Print the records below exactly, from the line containing "Generate a Python" down to the line containing "label='UDF', clip_on=False, zorder=3)", both lines included, and omit every picture.

§ Raw records:

* Start *

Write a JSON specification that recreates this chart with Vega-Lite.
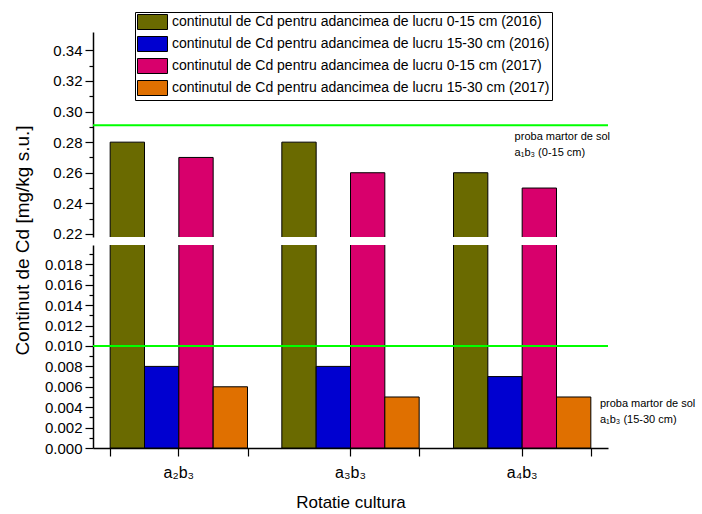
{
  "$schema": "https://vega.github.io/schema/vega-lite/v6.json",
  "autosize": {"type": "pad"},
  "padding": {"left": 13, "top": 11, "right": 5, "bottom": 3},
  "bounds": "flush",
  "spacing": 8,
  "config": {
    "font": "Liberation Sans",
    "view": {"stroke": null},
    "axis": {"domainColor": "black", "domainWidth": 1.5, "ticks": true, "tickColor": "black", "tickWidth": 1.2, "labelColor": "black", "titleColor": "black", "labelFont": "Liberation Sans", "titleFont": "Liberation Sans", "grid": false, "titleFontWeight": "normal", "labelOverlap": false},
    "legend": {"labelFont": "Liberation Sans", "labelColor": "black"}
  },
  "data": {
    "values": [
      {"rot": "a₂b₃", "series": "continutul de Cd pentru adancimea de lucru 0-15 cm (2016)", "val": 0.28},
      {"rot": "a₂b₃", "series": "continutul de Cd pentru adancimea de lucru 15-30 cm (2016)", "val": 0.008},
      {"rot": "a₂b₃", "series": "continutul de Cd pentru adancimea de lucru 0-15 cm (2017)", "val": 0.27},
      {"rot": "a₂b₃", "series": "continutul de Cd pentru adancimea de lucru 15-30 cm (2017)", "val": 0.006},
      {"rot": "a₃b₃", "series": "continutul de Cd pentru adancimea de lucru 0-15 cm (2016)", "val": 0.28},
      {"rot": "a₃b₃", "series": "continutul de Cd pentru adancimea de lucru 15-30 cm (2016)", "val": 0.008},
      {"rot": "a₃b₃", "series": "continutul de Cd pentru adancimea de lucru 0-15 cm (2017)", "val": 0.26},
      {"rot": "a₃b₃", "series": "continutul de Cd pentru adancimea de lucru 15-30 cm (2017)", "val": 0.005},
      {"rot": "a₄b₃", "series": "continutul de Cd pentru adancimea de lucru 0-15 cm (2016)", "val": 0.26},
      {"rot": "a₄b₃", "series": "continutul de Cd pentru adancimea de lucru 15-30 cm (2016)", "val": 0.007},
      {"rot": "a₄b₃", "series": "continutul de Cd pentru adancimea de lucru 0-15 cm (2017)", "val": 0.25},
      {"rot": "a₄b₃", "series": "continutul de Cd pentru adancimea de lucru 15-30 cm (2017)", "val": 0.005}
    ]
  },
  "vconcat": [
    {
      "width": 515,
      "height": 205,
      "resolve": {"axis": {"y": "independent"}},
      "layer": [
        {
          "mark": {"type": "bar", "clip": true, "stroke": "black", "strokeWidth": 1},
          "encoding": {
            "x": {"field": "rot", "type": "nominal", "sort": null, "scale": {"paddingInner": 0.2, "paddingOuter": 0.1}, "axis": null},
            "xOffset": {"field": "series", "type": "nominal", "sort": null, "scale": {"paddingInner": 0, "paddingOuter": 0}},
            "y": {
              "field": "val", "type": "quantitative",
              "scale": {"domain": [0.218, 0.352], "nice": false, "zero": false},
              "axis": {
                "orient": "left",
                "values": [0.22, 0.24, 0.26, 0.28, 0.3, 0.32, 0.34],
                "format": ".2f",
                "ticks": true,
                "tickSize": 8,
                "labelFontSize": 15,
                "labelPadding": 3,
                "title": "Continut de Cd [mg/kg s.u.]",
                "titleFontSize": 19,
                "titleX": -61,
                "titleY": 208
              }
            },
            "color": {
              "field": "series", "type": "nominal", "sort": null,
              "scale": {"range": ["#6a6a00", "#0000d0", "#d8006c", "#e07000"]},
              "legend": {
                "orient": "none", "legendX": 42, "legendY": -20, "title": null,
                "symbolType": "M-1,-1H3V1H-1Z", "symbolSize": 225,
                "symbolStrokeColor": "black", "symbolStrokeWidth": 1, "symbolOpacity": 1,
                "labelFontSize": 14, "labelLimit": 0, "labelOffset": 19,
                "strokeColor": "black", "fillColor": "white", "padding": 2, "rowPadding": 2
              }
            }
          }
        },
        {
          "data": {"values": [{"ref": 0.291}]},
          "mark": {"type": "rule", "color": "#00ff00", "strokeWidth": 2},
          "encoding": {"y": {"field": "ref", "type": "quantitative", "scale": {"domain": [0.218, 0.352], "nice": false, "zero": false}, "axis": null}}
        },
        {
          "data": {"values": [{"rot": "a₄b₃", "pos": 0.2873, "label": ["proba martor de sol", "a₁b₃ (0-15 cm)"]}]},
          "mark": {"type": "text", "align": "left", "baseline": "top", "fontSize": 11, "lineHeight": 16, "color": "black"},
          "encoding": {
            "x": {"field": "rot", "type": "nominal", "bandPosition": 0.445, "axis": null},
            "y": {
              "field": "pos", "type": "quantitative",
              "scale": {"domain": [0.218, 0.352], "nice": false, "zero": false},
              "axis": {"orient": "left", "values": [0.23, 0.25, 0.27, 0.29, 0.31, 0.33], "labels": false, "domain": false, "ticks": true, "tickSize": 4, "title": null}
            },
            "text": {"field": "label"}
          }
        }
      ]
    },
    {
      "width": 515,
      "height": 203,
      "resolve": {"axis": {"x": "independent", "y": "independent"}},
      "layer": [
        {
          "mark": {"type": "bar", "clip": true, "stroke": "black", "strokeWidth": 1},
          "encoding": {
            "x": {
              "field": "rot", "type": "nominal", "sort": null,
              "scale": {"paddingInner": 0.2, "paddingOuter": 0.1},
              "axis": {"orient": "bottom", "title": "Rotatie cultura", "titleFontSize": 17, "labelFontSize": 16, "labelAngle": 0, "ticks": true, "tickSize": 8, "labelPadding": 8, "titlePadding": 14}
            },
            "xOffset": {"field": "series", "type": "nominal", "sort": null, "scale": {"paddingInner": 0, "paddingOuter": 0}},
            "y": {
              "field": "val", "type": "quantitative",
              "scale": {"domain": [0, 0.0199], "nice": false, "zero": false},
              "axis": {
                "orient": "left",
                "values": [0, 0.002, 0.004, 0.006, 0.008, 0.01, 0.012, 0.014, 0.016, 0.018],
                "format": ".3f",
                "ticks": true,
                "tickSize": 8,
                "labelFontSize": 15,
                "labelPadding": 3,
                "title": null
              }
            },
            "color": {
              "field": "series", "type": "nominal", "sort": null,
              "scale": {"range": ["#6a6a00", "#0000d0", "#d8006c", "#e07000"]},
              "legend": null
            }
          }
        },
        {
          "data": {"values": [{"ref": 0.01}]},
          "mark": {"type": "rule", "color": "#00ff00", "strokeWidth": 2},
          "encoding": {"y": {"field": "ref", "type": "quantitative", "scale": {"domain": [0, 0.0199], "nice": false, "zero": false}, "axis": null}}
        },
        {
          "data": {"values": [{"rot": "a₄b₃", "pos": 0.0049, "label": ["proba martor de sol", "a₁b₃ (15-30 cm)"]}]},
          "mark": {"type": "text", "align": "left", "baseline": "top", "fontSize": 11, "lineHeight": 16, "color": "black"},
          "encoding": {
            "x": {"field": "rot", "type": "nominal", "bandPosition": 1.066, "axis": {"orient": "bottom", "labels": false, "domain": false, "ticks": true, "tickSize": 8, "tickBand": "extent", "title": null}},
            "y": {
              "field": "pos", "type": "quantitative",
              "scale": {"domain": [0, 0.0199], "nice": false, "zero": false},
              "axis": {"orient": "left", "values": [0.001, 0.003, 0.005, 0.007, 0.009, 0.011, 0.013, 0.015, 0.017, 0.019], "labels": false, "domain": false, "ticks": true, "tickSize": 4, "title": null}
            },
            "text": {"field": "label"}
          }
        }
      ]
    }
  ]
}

* End *
* Start *

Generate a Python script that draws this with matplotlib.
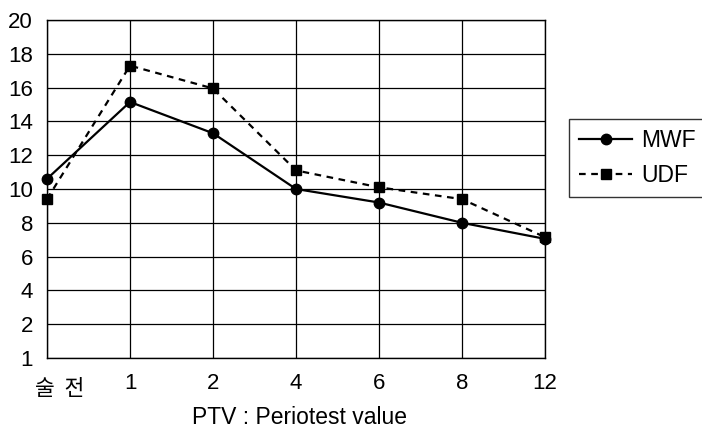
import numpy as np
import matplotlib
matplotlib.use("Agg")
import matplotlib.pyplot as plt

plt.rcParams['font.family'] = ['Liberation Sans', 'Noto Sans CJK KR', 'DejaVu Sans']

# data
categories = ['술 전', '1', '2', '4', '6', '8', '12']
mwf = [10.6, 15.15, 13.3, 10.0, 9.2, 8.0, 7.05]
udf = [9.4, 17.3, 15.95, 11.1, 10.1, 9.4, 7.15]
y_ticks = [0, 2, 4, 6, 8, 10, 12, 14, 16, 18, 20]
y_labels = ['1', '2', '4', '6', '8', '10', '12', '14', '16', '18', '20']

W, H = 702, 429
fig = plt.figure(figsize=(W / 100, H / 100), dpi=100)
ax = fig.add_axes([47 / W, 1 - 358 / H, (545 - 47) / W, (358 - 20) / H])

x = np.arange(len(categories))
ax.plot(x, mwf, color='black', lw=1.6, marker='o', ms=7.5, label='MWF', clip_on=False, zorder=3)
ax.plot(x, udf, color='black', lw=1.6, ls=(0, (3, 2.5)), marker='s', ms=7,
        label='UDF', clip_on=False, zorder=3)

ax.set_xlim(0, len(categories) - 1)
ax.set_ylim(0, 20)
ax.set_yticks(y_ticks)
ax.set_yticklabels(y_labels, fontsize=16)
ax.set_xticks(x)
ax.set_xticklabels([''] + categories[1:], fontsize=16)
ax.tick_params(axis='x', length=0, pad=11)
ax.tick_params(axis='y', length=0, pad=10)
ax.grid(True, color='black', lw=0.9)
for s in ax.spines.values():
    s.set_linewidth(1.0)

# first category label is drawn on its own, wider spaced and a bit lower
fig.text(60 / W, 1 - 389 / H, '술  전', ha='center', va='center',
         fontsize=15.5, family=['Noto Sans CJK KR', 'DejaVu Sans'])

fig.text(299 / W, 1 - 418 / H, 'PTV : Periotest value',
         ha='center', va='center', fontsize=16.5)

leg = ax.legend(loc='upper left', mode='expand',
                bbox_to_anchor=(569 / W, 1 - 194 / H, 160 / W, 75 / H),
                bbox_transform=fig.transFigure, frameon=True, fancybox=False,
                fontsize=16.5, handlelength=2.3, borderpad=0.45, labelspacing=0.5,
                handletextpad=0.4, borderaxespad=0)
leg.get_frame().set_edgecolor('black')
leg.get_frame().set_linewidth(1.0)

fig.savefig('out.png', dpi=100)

* End *
* Start *

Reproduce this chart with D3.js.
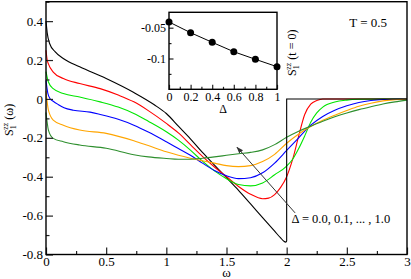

* End *

§ Answer for the task:
Generate a Python script that draws this with matplotlib.
import numpy as np
import matplotlib
matplotlib.use("Agg")
import matplotlib.pyplot as plt

plt.rcParams['font.family'] = ['Liberation Sans', 'Noto Sans CJK KR', 'DejaVu Sans']

# data
categories = ['술 전', '1', '2', '4', '6', '8', '12']
mwf = [10.6, 15.15, 13.3, 10.0, 9.2, 8.0, 7.05]
udf = [9.4, 17.3, 15.95, 11.1, 10.1, 9.4, 7.15]
y_ticks = [0, 2, 4, 6, 8, 10, 12, 14, 16, 18, 20]
y_labels = ['1', '2', '4', '6', '8', '10', '12', '14', '16', '18', '20']

W, H = 702, 429
fig = plt.figure(figsize=(W / 100, H / 100), dpi=100)
ax = fig.add_axes([47 / W, 1 - 358 / H, (545 - 47) / W, (358 - 20) / H])

x = np.arange(len(categories))
ax.plot(x, mwf, color='black', lw=1.6, marker='o', ms=7.5, label='MWF', clip_on=False, zorder=3)
ax.plot(x, udf, color='black', lw=1.6, ls=(0, (3, 2.5)), marker='s', ms=7,
        label='UDF', clip_on=False, zorder=3)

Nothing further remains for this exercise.